The 23rd annual Seneca Pow Wow will be coming to Veterans Memorial Park in Salamanca this weekend, bringing together dancers, singers and craft vendors from indigenous nations from across the U.S. and Canada.
The pow wow takes place on Saturday, July 21 and Sunday, July 22, but the weekend will kick off with contemporary music and sales vendors on Friday evening beginning at 5 p.m. For a complete schedule of events, go to www.senecapowwow.org.
Admission for Saturday and Sunday events are $10 per day for adults, $5 per day for elders 60 years and older, $5 per day for children ages 5-17, and free for children 4 years and under. Veterans and active service members receive free admission with appropriate identification. The Friday event is free. Everyone is welcome at this family-friendly, drug- and alcohol-free event.
“A pow wow is a social gathering of tribal cultures in which we share our customs and traditions, allowing people to see and know who we are as a people,”said Chairperson Pamela Bowen.
The pow wow committee extends a hearty welcome to everyone to attend and experience the opportunity to learn about the rich culture of the indigenous peoples of North America.
A pow wow gives the indigenous Nations an opportunity to come together socially, while friendly dance and drum competitions celebrate the uniqueness of each Native American Nation. This year $65,000 in prize money will be awarded in eight dance categories as well as a drum competition.
There is no dancing without the drums. This year’s host drums are champion quality. Blackfoot Crossing from Calgary, Alberta, Canada, sing northern style and the Southern Boyz from Lawton, Okla., will sing southern style.
Styles of dances and drum music are unique to each Nation but most all dances are intertribal and done within the pow wow circle. The circle follows the clockwise pattern of the sun, representing the circle of unity in the cycle of life.
Dances are recognized by the regalia worn. The dancer’s regalia (never referred to as “costume”) and ornaments, including beadwork and feathers, signify special events or honors in a person’s life. Some are symbols rooted in legend.
Many cherished handmade outfits are highly valued and often made by a respected family member. Frequently, they are a delicate heirloom. The feathers in particular are sacred and highly valued. Visitors are welcome to take pictures of individual dancers, but please ask for permission and do not touch their regalia.
Competitions are generally divided by male or female by age categories. Even children under the age of five dress in their native tribe’s regalia and they are encouraged to participate in order to instill in them a respect for the pow wow traditions.
Women’s competition dances include:
The Fancy Shawl Dance features women wearing brilliant colors and a long, fringed and appliqued shawl performing rapid spins and elaborate dance steps. Some call them butterfly dancers and after you see this style you will know why.

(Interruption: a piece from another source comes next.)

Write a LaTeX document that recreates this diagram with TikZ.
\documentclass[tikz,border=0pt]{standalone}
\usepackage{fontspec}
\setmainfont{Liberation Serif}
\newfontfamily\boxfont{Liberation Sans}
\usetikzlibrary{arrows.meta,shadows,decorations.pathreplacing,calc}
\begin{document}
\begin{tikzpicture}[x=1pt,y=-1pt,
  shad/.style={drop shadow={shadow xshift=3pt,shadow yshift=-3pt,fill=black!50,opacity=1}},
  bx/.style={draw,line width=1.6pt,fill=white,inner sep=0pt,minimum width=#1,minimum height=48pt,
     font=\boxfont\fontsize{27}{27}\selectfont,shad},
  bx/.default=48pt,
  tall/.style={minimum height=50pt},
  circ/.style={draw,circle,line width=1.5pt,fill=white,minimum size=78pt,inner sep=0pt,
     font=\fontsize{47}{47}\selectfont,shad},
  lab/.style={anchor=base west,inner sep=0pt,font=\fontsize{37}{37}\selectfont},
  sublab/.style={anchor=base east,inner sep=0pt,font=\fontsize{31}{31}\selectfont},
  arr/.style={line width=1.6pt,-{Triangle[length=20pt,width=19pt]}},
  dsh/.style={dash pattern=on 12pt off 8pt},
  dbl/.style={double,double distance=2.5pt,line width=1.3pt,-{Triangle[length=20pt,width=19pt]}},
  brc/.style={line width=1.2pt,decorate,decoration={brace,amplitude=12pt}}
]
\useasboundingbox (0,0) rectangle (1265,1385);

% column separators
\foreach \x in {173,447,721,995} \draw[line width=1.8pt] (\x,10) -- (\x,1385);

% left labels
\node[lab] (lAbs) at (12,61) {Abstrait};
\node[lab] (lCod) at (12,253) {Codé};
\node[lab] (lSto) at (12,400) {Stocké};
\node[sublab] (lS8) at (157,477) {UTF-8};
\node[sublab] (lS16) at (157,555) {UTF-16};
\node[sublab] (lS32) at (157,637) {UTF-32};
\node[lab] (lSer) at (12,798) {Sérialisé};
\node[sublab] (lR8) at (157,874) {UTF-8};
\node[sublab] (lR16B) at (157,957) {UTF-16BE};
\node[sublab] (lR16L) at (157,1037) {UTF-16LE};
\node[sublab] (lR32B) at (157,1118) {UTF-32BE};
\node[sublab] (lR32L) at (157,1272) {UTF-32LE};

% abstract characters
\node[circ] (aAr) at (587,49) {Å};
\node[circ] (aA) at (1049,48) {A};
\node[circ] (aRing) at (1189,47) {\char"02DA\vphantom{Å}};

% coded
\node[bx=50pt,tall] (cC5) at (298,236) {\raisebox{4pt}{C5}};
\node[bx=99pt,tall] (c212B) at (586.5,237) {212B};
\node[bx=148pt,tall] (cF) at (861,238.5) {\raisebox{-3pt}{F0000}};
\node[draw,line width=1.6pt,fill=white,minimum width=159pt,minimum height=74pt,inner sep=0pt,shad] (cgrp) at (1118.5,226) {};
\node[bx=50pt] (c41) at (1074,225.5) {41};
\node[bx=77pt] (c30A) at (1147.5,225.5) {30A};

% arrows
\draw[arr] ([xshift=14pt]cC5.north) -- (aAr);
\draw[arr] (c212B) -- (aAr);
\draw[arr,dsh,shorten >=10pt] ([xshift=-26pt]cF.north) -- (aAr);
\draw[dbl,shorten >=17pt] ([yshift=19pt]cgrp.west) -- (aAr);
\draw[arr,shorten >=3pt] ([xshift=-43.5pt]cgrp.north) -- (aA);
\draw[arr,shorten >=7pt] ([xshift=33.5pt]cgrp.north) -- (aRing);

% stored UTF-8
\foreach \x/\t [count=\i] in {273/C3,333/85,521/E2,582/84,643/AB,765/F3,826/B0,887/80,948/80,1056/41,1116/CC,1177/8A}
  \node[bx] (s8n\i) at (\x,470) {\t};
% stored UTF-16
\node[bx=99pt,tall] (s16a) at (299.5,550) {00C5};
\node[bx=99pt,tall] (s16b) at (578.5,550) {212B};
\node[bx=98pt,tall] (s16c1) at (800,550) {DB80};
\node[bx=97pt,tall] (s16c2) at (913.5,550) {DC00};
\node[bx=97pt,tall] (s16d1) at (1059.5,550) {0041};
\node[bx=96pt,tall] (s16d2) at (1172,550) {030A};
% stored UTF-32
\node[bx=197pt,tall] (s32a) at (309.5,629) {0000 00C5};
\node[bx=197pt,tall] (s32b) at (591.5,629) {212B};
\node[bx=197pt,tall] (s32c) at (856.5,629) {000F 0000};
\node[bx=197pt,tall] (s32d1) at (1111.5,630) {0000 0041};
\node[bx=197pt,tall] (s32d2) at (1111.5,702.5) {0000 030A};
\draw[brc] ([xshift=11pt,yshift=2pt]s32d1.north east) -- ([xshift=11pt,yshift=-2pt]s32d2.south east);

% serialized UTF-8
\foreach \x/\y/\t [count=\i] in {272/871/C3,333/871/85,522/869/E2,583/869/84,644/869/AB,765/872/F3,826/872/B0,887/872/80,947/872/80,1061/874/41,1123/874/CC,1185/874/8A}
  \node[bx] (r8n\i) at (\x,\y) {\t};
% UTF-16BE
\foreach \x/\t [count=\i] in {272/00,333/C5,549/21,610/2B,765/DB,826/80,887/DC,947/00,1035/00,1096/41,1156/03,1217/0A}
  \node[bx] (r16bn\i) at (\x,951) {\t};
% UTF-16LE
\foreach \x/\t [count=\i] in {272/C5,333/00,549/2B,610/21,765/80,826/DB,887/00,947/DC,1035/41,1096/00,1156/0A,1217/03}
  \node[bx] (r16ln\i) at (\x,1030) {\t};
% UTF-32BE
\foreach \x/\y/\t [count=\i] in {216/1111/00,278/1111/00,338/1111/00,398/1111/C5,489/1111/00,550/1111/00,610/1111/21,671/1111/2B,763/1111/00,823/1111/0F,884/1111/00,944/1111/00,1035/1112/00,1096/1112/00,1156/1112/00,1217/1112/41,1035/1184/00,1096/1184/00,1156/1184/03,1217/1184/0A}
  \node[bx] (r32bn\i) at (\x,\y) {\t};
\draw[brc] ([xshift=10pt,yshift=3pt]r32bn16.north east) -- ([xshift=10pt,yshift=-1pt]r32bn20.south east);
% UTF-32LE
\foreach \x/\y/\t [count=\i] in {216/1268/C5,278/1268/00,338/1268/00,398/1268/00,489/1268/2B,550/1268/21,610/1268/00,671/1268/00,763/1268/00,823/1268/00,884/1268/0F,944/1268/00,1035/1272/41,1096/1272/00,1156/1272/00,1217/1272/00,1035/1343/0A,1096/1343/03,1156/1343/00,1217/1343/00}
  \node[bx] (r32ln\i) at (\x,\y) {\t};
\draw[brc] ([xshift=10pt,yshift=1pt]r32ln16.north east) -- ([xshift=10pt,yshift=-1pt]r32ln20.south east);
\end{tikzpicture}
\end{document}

The Jingle Dress Dance is a healing dance in which women wear a dress with hundreds of small tin cones that make noise as the dancers move with light footwork.
Men’s competition dances include:
The Fancy Dance or Fancy Feather Dance features colorful regalia with dramatic movement featuring spins, leaps and an occasional somersault.
The Grass Dance features regalia with long, flowing fringe and the dance steps are reminiscent of stomping on the prairie.
Every weekend of the year there are pow wows held across North America. Many of the participants you will see at the Seneca Pow Wow this weekend are champion dancers and singers.
“While pow wows are not a part of our culture historically, my understanding is that early organizers began holding them on our territories as a way to extend our hand in friendship to our neighbors and other Nations from across the country. It is a borrowed custom but we try to infuse the pow wow with our own unique Seneca culture by showcasing our Iroquois dance styles,” said Bowen. The Seneca Nation is one of six nations of the Iroquois Confederacy.